Northstar Coffee Co.
The business appears to be growing, but margin pressure and working-capital timing are starting to reduce flexibility.
Revenue is improving
Northstar Coffee Co. is seeing real demand improvement, especially in repeat local traffic and small business catering. That growth matters because it shows the business still has commercial momentum rather than simply cutting its way to stability.
Margins are under pressure
Revenue growth is helping, but it is not flowing through cleanly enough. Input costs, labor pressure, and delivery-related spend are absorbing more of the gain than the owner would want at this stage.
Cash timing needs attention
The business does not look distressed, but timing is getting tighter.

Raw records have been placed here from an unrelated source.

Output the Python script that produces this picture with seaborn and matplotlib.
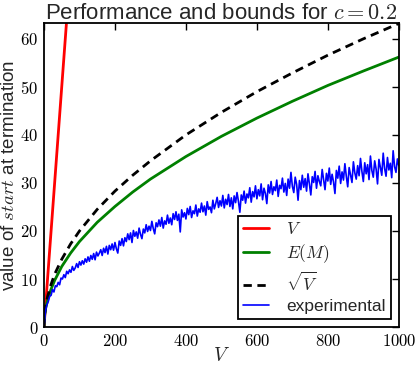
import numpy as np
import pandas as pd
import matplotlib
matplotlib.use("Agg")
import matplotlib.pyplot as plt
import seaborn as sns
from matplotlib.ticker import FuncFormatter, MultipleLocator

# ---- data ----
V_x = [0, 1000]
V_y = [0, 1000]

EM_x = [0, 1, 2, 5, 10, 20, 30, 50, 75, 100, 150, 200, 250, 300, 400, 500, 600, 700, 800, 900, 1000]
EM_y = [0, 1.8, 2.5, 4.0, 5.6, 7.9, 9.7, 12.6, 15.4, 17.8, 21.8, 25.1, 28.1, 30.8, 35.5, 39.7, 43.5, 47.0, 50.3, 53.3, 56.2]

SQ_x = [0, 1, 2, 5, 10, 20, 30, 50, 75, 100, 150, 200, 250, 300, 400, 500, 600, 700, 800, 900, 1000]
SQ_y = [0, 2.0, 2.8, 4.5, 6.3, 8.9, 11.0, 14.1, 17.3, 20.0, 24.5, 28.3, 31.6, 34.6, 40.0, 44.7, 49.0, 52.9, 56.6, 60.0, 63.2]

EXP_x = list(range(0, 1001, 4))
EXP_y = [
    0, 3.2, 4.6, 5.3, 6.4, 6.6, 7.8, 7.3, 8.6, 8.4,
    9.3, 8.8, 10.2, 10.0, 10.9, 10.3, 11.6, 11.1, 11.9, 11.4,
    12.6, 11.8, 12.3, 13.2, 12.4, 13.6, 12.9, 13.8, 13.1, 14.2,
    13.5, 14.6, 13.7, 14.9, 14.1, 15.3, 14.0, 15.6, 14.8, 15.4,
    16.1, 14.9, 16.4, 15.5, 16.8, 15.2, 17.0, 16.1, 17.3, 16.0,
    17.6, 16.3, 15.4, 17.9, 17.0, 18.4, 16.9, 18.6, 17.8, 19.4,
    18.2, 19.6, 17.6, 20.1, 18.9, 19.8, 18.5, 20.6, 19.3, 18.4,
    20.4, 19.6, 21.3, 19.9, 21.0, 20.1, 22.0, 20.5, 19.4, 21.7,
    20.9, 22.3, 21.0, 22.8, 20.6, 22.1, 21.4, 23.3, 21.6, 22.7,
    21.3, 23.6, 22.4, 24.0, 22.2, 23.5, 19.8, 24.4, 22.9, 23.8,
    22.5, 24.7, 23.4, 25.1, 22.8, 24.2, 23.6, 25.4, 23.1, 24.6,
    23.9, 25.8, 24.0, 25.2, 23.3, 26.1, 24.5, 25.0, 23.8, 26.4,
    24.6, 25.7, 27.0, 24.9, 26.3, 25.2, 27.4, 24.8, 26.6, 25.5,
    27.6, 25.1, 26.9, 24.6, 27.3, 25.9, 28.0, 26.2, 23.9, 27.5,
    26.4, 28.3, 25.8, 27.7, 26.9, 29.0, 26.0, 28.2, 27.1, 29.4,
    26.7, 28.6, 27.3, 29.8, 26.5, 28.9, 27.8, 25.7, 29.6, 27.9,
    30.3, 27.6, 29.2, 28.4, 30.6, 27.2, 29.5, 28.8, 31.0, 28.1,
    29.9, 27.4, 30.8, 28.9, 32.2, 29.3, 28.0, 31.2, 29.7, 26.4,
    30.5, 28.6, 31.6, 29.1, 30.9, 28.3, 31.9, 29.8, 27.5, 31.3,
    30.1, 32.4, 28.9, 31.5, 30.3, 29.4, 32.8, 30.7, 28.6, 32.0,
    30.4, 33.1, 29.7, 31.8, 30.2, 27.8, 32.6, 31.0, 33.5, 29.9,
    32.3, 30.6, 34.0, 31.4, 29.2, 33.2, 31.7, 30.1, 34.4, 32.1,
    30.8, 33.6, 31.5, 35.1, 32.4, 30.3, 34.2, 31.9, 33.8, 30.7,
    35.6, 32.6, 31.2, 34.6, 32.9, 29.8, 34.9, 33.3, 31.6, 36.2,
    33.0, 31.4, 35.3, 32.7, 34.1, 31.1, 36.7, 33.4, 32.2, 35.0,
    33.6,
]

X_TICKS = [0, 200, 400, 600, 800, 1000]
Y_TICKS = [0, 10, 20, 30, 40, 50, 60]

# ---- style ----
sns.set_style("white")
plt.rcParams["font.family"] = ["Liberation Sans", "DejaVu Sans"]
plt.rcParams["mathtext.fontset"] = "cm"
plt.rcParams["axes.linewidth"] = 1.3
plt.rcParams["axes.edgecolor"] = "black"

fig = plt.figure(figsize=(4.15, 3.65), dpi=100)
ax = fig.add_axes([0.106, 0.104, 0.855, 0.833])

sns.lineplot(x=V_x, y=V_y, ax=ax, color="#ff0000", lw=2.0, label="$V$", estimator=None)
sns.lineplot(x=EM_x, y=EM_y, ax=ax, color="#008000", lw=2.0, label="$E(M)$", estimator=None)
sns.lineplot(x=SQ_x, y=SQ_y, ax=ax, color="black", lw=2.0, label=r"$\sqrt{V}$", estimator=None)
ax.lines[-1].set_dashes([3, 2])
sns.lineplot(x=EXP_x, y=EXP_y, ax=ax, color="#0000ff", lw=1.2, label="experimental", estimator=None)

ax.set_xlim(0, 1000)
ax.set_ylim(0, 63.3)
ax.set_xticks(X_TICKS)
ax.set_yticks(Y_TICKS)
fmt = FuncFormatter(lambda v, p: f"${int(v)}$")
ax.xaxis.set_major_formatter(fmt)
ax.yaxis.set_major_formatter(fmt)
ax.tick_params(direction="in", top=True, right=True, length=5, width=1,
               labelsize=12, colors="black", pad=4)

ax.set_title("Performance and bounds for $c = 0.2$", fontsize=16, pad=3)
ax.set_xlabel("$V$", fontsize=14, labelpad=-1)
ax.set_ylabel("value of $start$ at termination", fontsize=13.5, labelpad=2)

leg = ax.legend(loc="lower right", fontsize=12.5, frameon=True, fancybox=False,
                handlelength=1.5, handletextpad=1.0, labelspacing=0.3,
                borderaxespad=0.45, borderpad=0.3)
leg.get_frame().set_edgecolor("black")
leg.get_frame().set_linewidth(1.3)
leg.get_frame().set_alpha(1)
for h, w in zip(leg.get_lines(), [2.0, 2.0, 2.0, 1.2]):
    h.set_linewidth(w)

fig.savefig("out.png", dpi=100)
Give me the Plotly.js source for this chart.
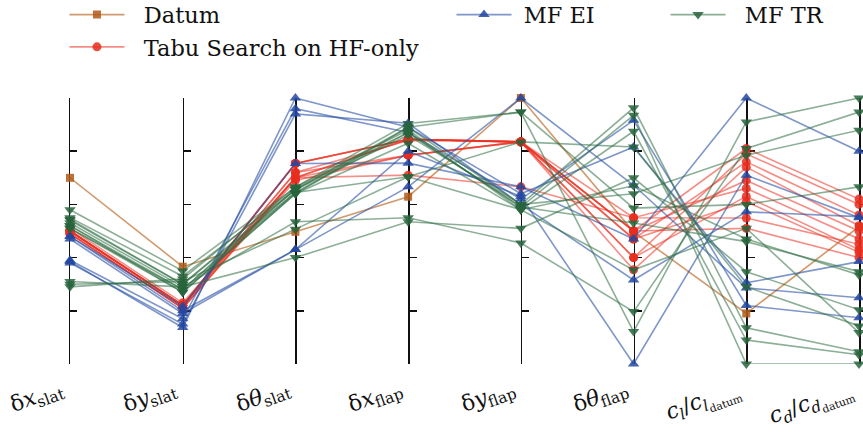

When inventory, supplier payments, and slower receivables move in the same direction, flexibility can narrow faster than the headline sales trend suggests.
Growth without enough cash buffer
A small business can look busier while becoming less flexible underneath. If demand improves but cash is committed too early, the owner can still feel pressure despite a positive sales story.
Expense growth faster than contribution margin
If labor, occupancy, and operating costs keep expanding faster than the extra gross profit from new sales, the business can end up working harder without creating much more room to maneuver.
Inventory or purchasing decisions tying up cash
Buying ahead can protect service levels, but it can also trap too much cash in stock. For a small business, that tradeoff matters because the same dollars may be needed for payroll, rent, or unexpected short-term gaps.